Wednesday, September 29, 2010

Hugs Not Drugs

So I'll have you know I passed. I was able to stay away from Facebook for a whole day. Truth be told I jumped back in the very next day and FB'd the shit out of everything, but it's nice to know I can put my social crutch in the closet for a day or so. I'm actually taking today off FB as well, thank you very much. Baby steps to freedom y'all.

So yesterday I ventured into the city wearing my "Hugs Not Drugs" t-shirt. I'll tell you something, that shirt was a hit about town. Most everyone either looked twice or made some favorable comment about it. I actually had an elderly woman stop to tell me in all sincerity that my shirt was "simply wonderful," which is great because I was literally stoned off my ass when she stopped me. The security guard at an Italian eatery place in Flatiron gave me props too. The boys in Chelsea however, weren't so favorable. The front desk boy at David Barton Gym told me he was happy to hear I was enjoying the gym as much as I did, though in appointing himself to speak for everyone, the message on my shirt wasn't welcomed in that particular facility. For the members of David Barton, things were the other way around. It was all about drugs and not hugs.

 Whoa. I had no idea. I was wearing something that proved to be the equivalent of a YES! on Prop 8 shirt.

I suggested the shirt had an ironic purpose to it, or at least that was my vision when I left the house. He lightened up a bit, but said he would accept the idea of drugs being stricken in favor of hugs on a shirt only if it were a big fat joke. Really.

The Chelsea gays take their drugs seriously. They like 'party.' And though I initially thought the front desk boy was just being a chode, he was kind of right. I was taking Steven Limpin's class again in a final attempt to suck ass and get put on as a substitute yoga teacher at DBG, however when Steven saw me, he pretty much blew me off. This was not going well at all. The "Hugs Not Drugs" shirt was tossing salt in my game with the Chelsea gays!

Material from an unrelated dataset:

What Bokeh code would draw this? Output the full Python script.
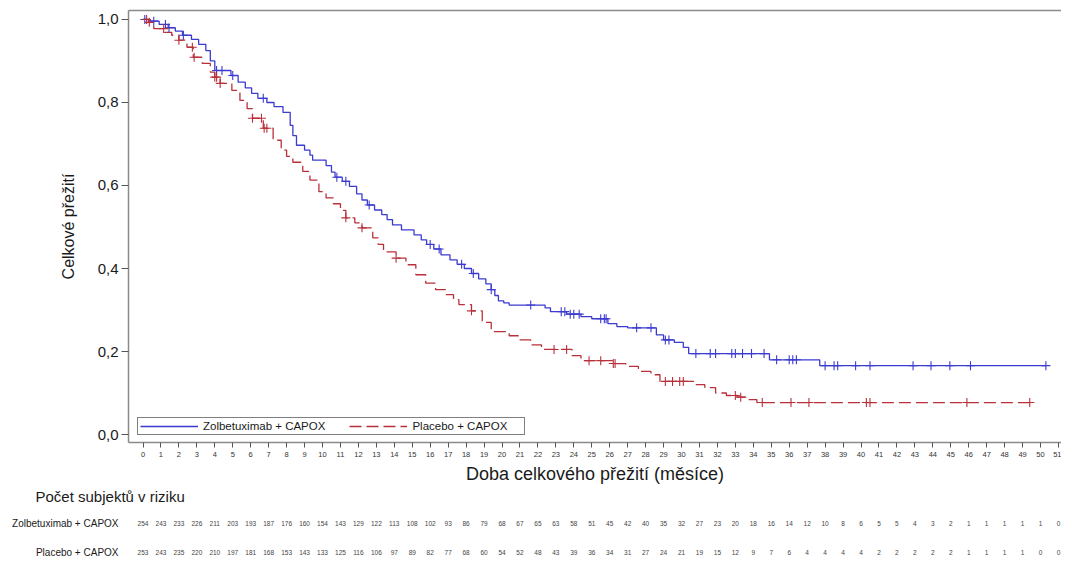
import numpy as np
from bokeh.plotting import figure
from bokeh.models import (Range1d, FixedTicker, LinearAxis, Legend, LegendItem,
                          CustomJSTickFormatter, Title)
from bokeh.layouts import column
from bokeh.core.properties import value
from bokeh.embed import file_html
from bokeh.resources import INLINE

FONT = "Liberation Sans"

# ---------------- data ----------------
months = list(range(0, 52))
groups = ["Zolbetuximab + CAPOX", "Placebo + CAPOX"]
risk_header = "Počet subjektů v riziku"
x_label = "Doba celkového přežití (měsíce)"
y_label = "Celkové přežití"
y_ticks = [0.0, 0.2, 0.4, 0.6, 0.8, 1.0]

zolbe_risk = [254, 243, 233, 226, 211, 203, 193, 187, 176, 160, 154, 143, 129, 122, 113, 108,
              102, 93, 86, 79, 68, 67, 65, 63, 58, 51, 45, 42, 40, 35, 32, 27, 23, 20, 18, 16,
              14, 12, 10, 8, 6, 5, 5, 4, 3, 2, 1, 1, 1, 1, 1, 0]
placebo_risk = [253, 243, 235, 220, 210, 197, 181, 168, 153, 143, 133, 125, 116, 106, 97, 89,
                82, 77, 68, 60, 54, 52, 48, 43, 39, 36, 34, 31, 27, 24, 21, 19, 15, 12, 9, 7,
                6, 4, 4, 4, 4, 2, 2, 2, 2, 2, 1, 1, 1, 1, 0, 0]

zolbe_time = [0.0, 0.4, 0.9, 1.4, 1.8, 2.2, 2.7, 3.1, 3.5, 3.75, 4.0, 4.9, 5.3, 5.7, 6.05, 6.4,
              6.9, 7.3, 7.8, 8.2, 8.35, 8.55, 9.0, 9.3, 9.45, 10.2, 10.5, 10.7, 11.1, 11.5, 11.9,
              12.2, 12.5, 12.9, 13.3, 13.6, 13.9, 14.4, 15.1, 15.5, 15.8, 16.2, 16.6, 17.1, 17.5,
              17.9, 18.3, 18.7, 19.1, 19.4, 19.6, 19.8, 20.1, 20.4, 22.4, 22.7, 23.6, 24.4, 25.0,
              25.9, 26.4, 27.0, 28.6, 29.0, 29.6, 30.1, 30.4, 34.9, 37.7]
zolbe_surv = [1.0, 0.996, 0.988, 0.98, 0.972, 0.962, 0.952, 0.94, 0.925, 0.9, 0.877, 0.865,
              0.849, 0.835, 0.822, 0.81, 0.8, 0.79, 0.776, 0.745, 0.72, 0.697, 0.685, 0.673,
              0.661, 0.648, 0.632, 0.62, 0.61, 0.598, 0.58, 0.565, 0.553, 0.541, 0.53, 0.518,
              0.505, 0.493, 0.481, 0.469, 0.458, 0.447, 0.433, 0.421, 0.41, 0.4, 0.388, 0.375,
              0.363, 0.349, 0.335, 0.322, 0.317, 0.312, 0.305, 0.296, 0.29, 0.284, 0.279, 0.267,
              0.26, 0.257, 0.24, 0.228, 0.222, 0.21, 0.195, 0.18, 0.166]
zolbe_end = 50.3
zolbe_censor = [0.1, 0.6, 1.25, 1.45, 2.25, 4.1, 4.4, 5.0, 6.7, 10.8, 11.3, 12.6, 16.0, 16.5,
                17.75, 18.4, 19.4, 21.6, 23.3, 23.5, 23.8, 24.0, 24.3, 25.5, 25.7, 25.8, 27.5,
                28.3, 29.1, 29.3, 30.8, 31.6, 31.9, 32.8, 33.0, 33.4, 33.9, 34.6, 35.3, 36.0,
                36.2, 36.4, 38.0, 38.5, 38.7, 39.7, 40.5, 42.9, 43.9, 44.95, 46.1, 50.3]

placebo_time = [0.0, 0.3, 0.6, 1.2, 1.6, 2.0, 2.45, 2.8, 3.3, 3.75, 4.0, 4.3, 4.95, 5.4, 5.8,
                6.1, 6.7, 7.25, 7.7, 8.0, 8.35, 8.9, 9.3, 9.8, 10.2, 10.6, 11.0, 11.3, 11.8, 12.2,
                12.8, 13.1, 13.4, 14.1, 14.65, 15.2, 15.75, 16.3, 16.85, 17.3, 17.6, 18.3, 18.9,
                19.4, 20.4, 21.0, 21.6, 22.2, 23.9, 24.4, 26.2, 26.9, 27.6, 28.3, 28.8, 30.7,
                31.3, 31.9, 32.5, 33.1, 33.75, 34.2]
placebo_surv = [1.0, 0.993, 0.978, 0.969, 0.962, 0.95, 0.933, 0.909, 0.894, 0.873, 0.861, 0.846,
                0.829, 0.805, 0.785, 0.762, 0.738, 0.709, 0.685, 0.67, 0.656, 0.634, 0.613, 0.585,
                0.570, 0.556, 0.54, 0.522, 0.51, 0.498, 0.474, 0.458, 0.44, 0.425, 0.409, 0.385,
                0.365, 0.349, 0.337, 0.325, 0.313, 0.298, 0.27, 0.248, 0.238, 0.228, 0.216,
                0.205, 0.19, 0.178, 0.171, 0.164, 0.152, 0.144, 0.128, 0.12, 0.113, 0.10, 0.094,
                0.09, 0.084, 0.077]
placebo_end = 49.4
placebo_censor = [0.2, 0.35, 1.15, 2.0, 2.75, 2.85, 4.0, 4.1, 4.3, 6.1, 6.6, 6.75, 6.9, 11.3,
                  12.2, 14.1, 18.3, 22.9, 23.6, 24.85, 25.5, 26.2, 26.3, 29.1, 29.5, 29.9, 30.1,
                  33.0, 33.3, 34.5, 36.1, 37.1, 40.3, 40.5, 45.9, 49.4]

# ---------------- style ----------------
BLUE = "#3b3bd0"
RED = "#b8303a"
GRAY = "#8a8a8a"
TXT = "#1a1a1a"

W = 1061
H_MAIN = 486
H_TAB = 76
TAB_TOP = 20
PX = 17.95              # pixels per month
X0 = 142.5              # px where month 0 sits
LEFT = 128

x_range = Range1d((LEFT - X0) / PX, (W - X0) / PX)

p = figure(width=W, height=H_MAIN, x_range=x_range,
           y_range=Range1d(-0.0192, 1.0216), output_backend="svg",
           toolbar_location=None, min_border_left=LEFT, min_border_right=0,
           min_border_top=10, min_border_bottom=43)
p.xgrid.visible = False
p.ygrid.visible = False
p.outline_line_color = None
p.background_fill_color = "white"
p.border_fill_color = "white"

xa = p.xaxis[0]
xa.ticker = FixedTicker(ticks=months)
xa.axis_label = x_label
xa.axis_label_text_font = FONT
xa.axis_label_text_font_style = "normal"
xa.axis_label_text_font_size = "18px"
xa.axis_label_text_color = TXT
xa.axis_label_standoff = 4
xa.major_label_text_font = FONT
xa.major_label_text_font_size = "7.5px"
xa.major_label_text_color = "#333333"
xa.major_label_standoff = 4
xa.major_tick_out = 5
xa.major_tick_in = 0
xa.minor_tick_line_color = None
xa.axis_line_color = GRAY
xa.axis_line_width = 1.5
xa.major_tick_line_color = "#555555"

ya = p.yaxis[0]
ya.ticker = FixedTicker(ticks=y_ticks)
ya.formatter = CustomJSTickFormatter(code="return tick.toFixed(1).replace('.', ',');")
ya.axis_label = y_label
ya.axis_label_text_font = FONT
ya.axis_label_text_font_style = "normal"
ya.axis_label_text_font_size = "16px"
ya.axis_label_text_color = TXT
ya.axis_label_standoff = 18
ya.major_label_text_font = FONT
ya.major_label_text_font_size = "15px"
ya.major_label_text_color = TXT
ya.major_label_standoff = 3
ya.major_tick_out = 7
ya.major_tick_in = 0
ya.minor_tick_line_color = None
ya.axis_line_color = GRAY
ya.axis_line_width = 1.5
ya.major_tick_line_color = "#555555"

top = LinearAxis(ticker=FixedTicker(ticks=[]), axis_line_color=GRAY, axis_line_width=1.5,
                 major_tick_line_color=None, minor_tick_line_color=None,
                 major_label_text_font_size="0px")
p.add_layout(top, "above")


def surv_at(times, survs, ts):
    idx = np.searchsorted(np.array(times), np.array(ts), side="right") - 1
    return [survs[i] for i in idx]


zl = p.step(zolbe_time + [zolbe_end], zolbe_surv + [zolbe_surv[-1]], mode="after",
            line_color=BLUE, line_width=1.3)
pl = p.step(placebo_time + [placebo_end], placebo_surv + [placebo_surv[-1]], mode="after",
            line_color=RED, line_width=1.3, line_dash="12 5")
p.scatter(zolbe_censor, surv_at(zolbe_time, zolbe_surv, zolbe_censor), marker="cross",
          size=9, line_color=BLUE, line_width=1.1)
p.scatter(placebo_censor, surv_at(placebo_time, placebo_surv, placebo_censor), marker="cross",
          size=9, line_color=RED, line_width=1.1)

legend = Legend(items=[LegendItem(label=groups[0], renderers=[zl]),
                       LegendItem(label=groups[1], renderers=[pl])],
                orientation="horizontal", location=(9, 7),
                label_text_font=FONT, label_text_font_size="11.5px", label_text_color=TXT,
                glyph_width=58, glyph_height=12, label_height=12, label_width=110,
                label_standoff=5, spacing=24, padding=2, margin=0,
                border_line_color="black", border_line_width=1,
                background_fill_color="white", background_fill_alpha=1.0)
p.add_layout(legend)

# ---------------- risk table ----------------
row_y = [523, 552]       # page rows of the two series
t = figure(width=W, height=H_TAB, x_range=x_range,
           y_range=Range1d(562, 486 + TAB_TOP), output_backend="svg", toolbar_location=None,
           min_border_left=LEFT, min_border_right=0, min_border_top=TAB_TOP,
           min_border_bottom=0, x_axis_type=None, y_axis_type=None)
t.outline_line_color = None
t.grid.visible = False
t.background_fill_color = "white"
t.border_fill_color = "white"

header = Title(text=risk_header, align="left", offset=35 - LEFT, standoff=0,
               vertical_align="top",
               text_font=FONT, text_font_size="15px", text_font_style="normal",
               text_color=TXT)
t.add_layout(header, "above")

row_axis = LinearAxis(ticker=FixedTicker(ticks=row_y),
                      major_label_overrides={row_y[0]: groups[0], row_y[1]: groups[1]},
                      axis_line_color=None, major_tick_line_color=None,
                      minor_tick_line_color=None, major_tick_out=0, major_tick_in=0,
                      major_label_standoff=10, major_label_text_font=FONT,
                      major_label_text_font_size="10px", major_label_text_color=TXT)
t.add_layout(row_axis, "left")

t.text(x=months, y=[row_y[0]] * len(months), text=[str(v) for v in zolbe_risk],
       text_align="center", text_baseline="middle", text_font=value(FONT),
       text_font_size="6.5px", text_color="#444444")
t.text(x=months, y=[row_y[1]] * len(months), text=[str(v) for v in placebo_risk],
       text_align="center", text_baseline="middle", text_font=value(FONT),
       text_font_size="6.5px", text_color="#444444")

layout = column(p, t)
open("out.html", "w").write(file_html(layout, INLINE))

Before checking out I light-heartedly attempted to convey my overall stance to the front desk, proposing that in a perfect world we could have both hugs and drugs, but this t-shirt only had one of the two available, so for the moment I'd just take what I could get.

Fortunately I didn't have to wait too long. As I was leaving David Barton, one of the personal trainers offered me ecstasy after asking my age and guessing I was 20 years old. Nice.